Random Thoughts on Service Management
- Google suits my impulsive mind perfectly and is a great first step in discovering whether an idea is “out there” yet. Yesterday I searched for “service-oriented business analysis” and was not disappointed with the results – only seven hits, but this one points to an excellent six-part treatment of SOA and BA.
- Can a senior BA really be skilled in all aspects of the solution life cycle? As I ponder the scope of BA, I grow more convinced that business requirements elicitation alone could be a fulfilling and challenging career.
- And speaking of elicitation, if you peel back the first layer of the “agile business analysis” onion, one of the things you would see is agile elicitation. What does that mean in terms of the day-to-day relationship between the BA and the business stakeholders? Would it border on pestering? (Just kidding, kind of….) But what a magnificent way to help drive change management into the core of that relationship.
- Service modeling in the true SOA sense takes a common concept – refactoring – and applies it to a broader context – the enterprise. There are clearly application refactoring techniques that can be leveraged in an organization’s SOA, service modeling, and BPM initiatives.
- And speaking of SOA and services, their value arises out of what I have always believed to be the most important and fundamental notion coming out of the Object Oriented fury of the 1990s: that of encapsulation. Inheritance? Polymorphism? Frequently, copy-and-paste is the better technique. But nothing beats encapsulation – it’s the heart of separating the What from the How.
- SOA and ITIL v3 are a perfect match – BAs involved in business architecture and IT-based solutions would do well to become fluent in both.

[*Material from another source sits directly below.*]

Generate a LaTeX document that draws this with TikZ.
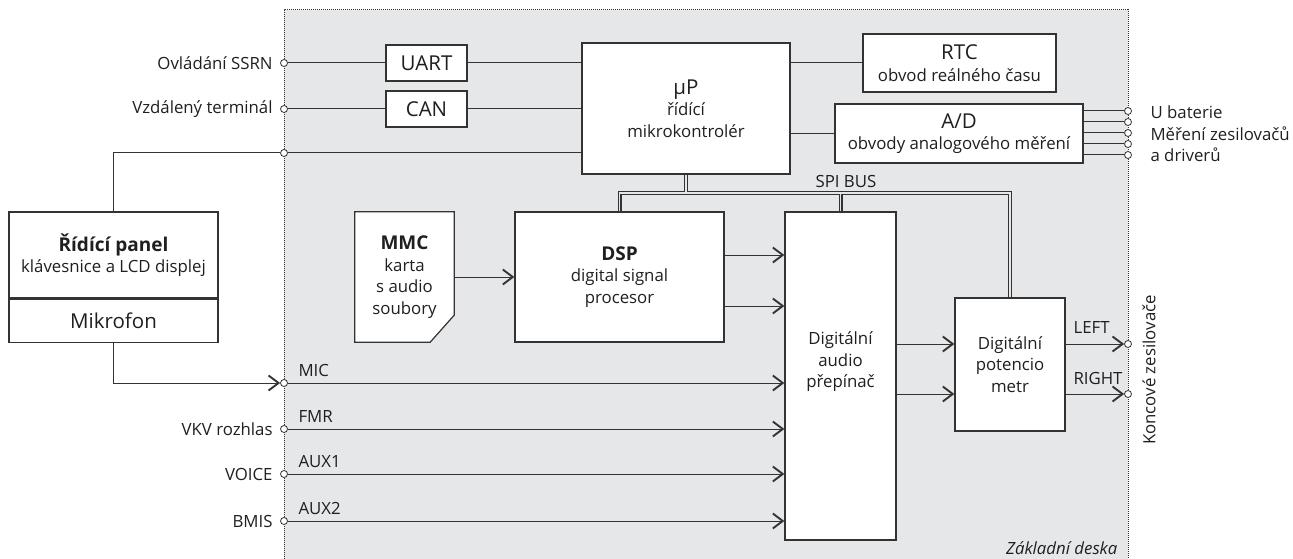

- And speaking of the What vs. the How, it is only a matter of time before nearly every discipline in the enterprise will be modeled as a service, with service level agreements, metrics and measures, reporting and reviewing, and a context of continual service improvement and alignment to targeted business outcomes. Today the focus is on IT via ITIL, because IT really needed to get its house in order ever since the PC and LANs in the 1980s, client/server in the 1990s, security in the 2000s, etc. It will be very interesting to witness the extent to which the practice of ITIL within an enterprise will influence the application of the concept of services in non-IT disciplines.